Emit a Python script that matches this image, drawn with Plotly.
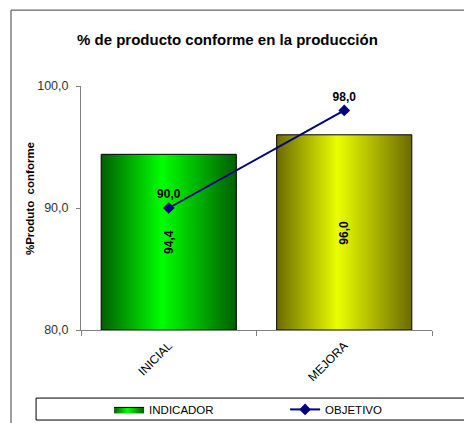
import plotly.graph_objects as go

# Data
categories = ["INICIAL", "MEJORA"]
indicador = [94.4, 96.0]
objetivo = [90.0, 98.0]
y_ticks = [80.0, 90.0, 100.0]

Y_MIN, Y_MAX = 80.0, 100.0
BAR_W = 0.77
FONT = "Arial, Liberation Sans, sans-serif"

bar_scales = [
    [[0, "#005f00"], [0.45, "#00ff00"], [1, "#005f00"]],
    [[0, "#6b6b00"], [0.45, "#eaff00"], [1, "#6b6b00"]],
]


def fmt(v):
    return f"{v:.1f}".replace(".", ",")


fig = go.Figure()

# Bars drawn as filled polygons so each can carry a horizontal gradient
for i, (cat, v) in enumerate(zip(categories, indicador)):
    x0, x1 = i - BAR_W / 2, i + BAR_W / 2
    fig.add_trace(go.Scatter(
        x=[x0, x1, x1, x0, x0],
        y=[Y_MIN, Y_MIN, v, v, Y_MIN],
        mode="lines",
        fill="toself",
        fillgradient=dict(type="horizontal", colorscale=bar_scales[i]),
        line=dict(color="#000000", width=1),
        name="INDICADOR",
        legendgroup="ind",
        showlegend=(i == 0),
        hoverinfo="skip",
    ))
    # value label, rotated, centred in the bar
    fig.add_annotation(
        x=i, y=(Y_MIN + v) / 2, xref="x", yref="y",
        text=f"<b>{fmt(v)}</b>", textangle=-90, showarrow=False,
        font=dict(family=FONT, size=12, color="#000000"),
    )

# Target line
fig.add_trace(go.Scatter(
    x=list(range(len(categories))),
    y=objetivo,
    mode="lines+markers+text",
    name="OBJETIVO",
    line=dict(color="#000080", width=2),
    marker=dict(symbol="diamond", size=9, color="#000080"),
    text=[f"<b>{fmt(v)}</b>" for v in objetivo],
    textposition="top center",
    textfont=dict(family=FONT, size=12, color="#000000"),
    hoverinfo="skip",
))

# Outer chart frame and legend frame
fig.add_shape(type="rect", xref="paper", yref="paper",
              x0=-0.1994, x1=1.3, y0=-0.6, y1=1.311,
              line=dict(color="#404040", width=1), fillcolor="rgba(0,0,0,0)",
              layer="below")
fig.add_shape(type="rect", xref="paper", yref="paper",
              x0=-0.128, x1=1.3, y0=-0.369, y1=-0.279,
              line=dict(color="#000000", width=1), fillcolor="rgba(0,0,0,0)",
              layer="below")

# Title and y-axis title
fig.add_annotation(
    xref="paper", yref="paper", x=0.416, y=1.19,
    xanchor="center", yanchor="middle",
    text="<b>% de producto conforme en la producción</b>",
    showarrow=False, font=dict(family=FONT, size=15, color="#000000"),
)
fig.add_annotation(
    xref="paper", yref="paper", x=-0.145, y=0.537,
    xanchor="center", yanchor="middle",
    text="<b>%Produto  conforme</b>", textangle=-90,
    showarrow=False, font=dict(family=FONT, size=11.5, color="#000000"),
)

fig.update_layout(
    width=464, height=423,
    margin=dict(l=81, r=32, t=86, b=93, autoexpand=False),
    paper_bgcolor="white", plot_bgcolor="white",
    separators=",.",
    font=dict(family=FONT, size=11, color="#000000"),
    showlegend=True,
    legend=dict(
        orientation="h", x=0.08, y=-0.266, xanchor="left", yanchor="top",
        entrywidth=131, bgcolor="rgba(0,0,0,0)",
        font=dict(family=FONT, size=11.5, color="#000000"),
        traceorder="normal",
    ),
    xaxis=dict(
        range=[-0.5, len(categories) - 0.5],
        tickvals=[k - 0.5 for k in range(len(categories) + 1)],
        ticktext=["" for _ in range(len(categories) + 1)],
        ticks="outside", ticklen=5, tickcolor="#808080",
        showline=True, linecolor="#808080", linewidth=1,
        showgrid=False, zeroline=False, automargin=False,
    ),
    xaxis2=dict(
        overlaying="x", matches="x", anchor="y", side="bottom",
        tickvals=list(range(len(categories))), ticktext=categories,
        tickangle=-45, ticks="outside", ticklen=3,
        tickcolor="rgba(0,0,0,0)",
        showline=False, showgrid=False, zeroline=False, automargin=False,
        tickfont=dict(family=FONT, size=12, color="#000000"),
    ),
    yaxis=dict(
        range=[Y_MIN, Y_MAX], tickvals=y_ticks, tickformat=".1f",
        ticks="outside", ticklen=4, tickcolor="#808080",
        ticklabelstandoff=5,
        showline=True, linecolor="#808080", linewidth=1,
        showgrid=False, zeroline=False, automargin=False,
        tickfont=dict(family=FONT, size=12.5, color="#333333"),
    ),
)

# give the x2 axis something to anchor to
fig.add_trace(go.Scatter(x=[0], y=[Y_MIN], xaxis="x2", mode="markers",
                         marker=dict(opacity=0), showlegend=False,
                         hoverinfo="skip"))

fig.write_html("out.html")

## WHAT YOU ARE ASKED TO DO:
Repeat the listing above from its first line through the line that contains "fig = go.Figure()", both included, and nothing more. Drop the pictures.

## RESPONSE FOR THIS EXERCISE:
Emit a Python script that matches this image, drawn with Plotly.
import plotly.graph_objects as go

# Data
categories = ["INICIAL", "MEJORA"]
indicador = [94.4, 96.0]
objetivo = [90.0, 98.0]
y_ticks = [80.0, 90.0, 100.0]

Y_MIN, Y_MAX = 80.0, 100.0
BAR_W = 0.77
FONT = "Arial, Liberation Sans, sans-serif"

bar_scales = [
    [[0, "#005f00"], [0.45, "#00ff00"], [1, "#005f00"]],
    [[0, "#6b6b00"], [0.45, "#eaff00"], [1, "#6b6b00"]],
]


def fmt(v):
    return f"{v:.1f}".replace(".", ",")


fig = go.Figure()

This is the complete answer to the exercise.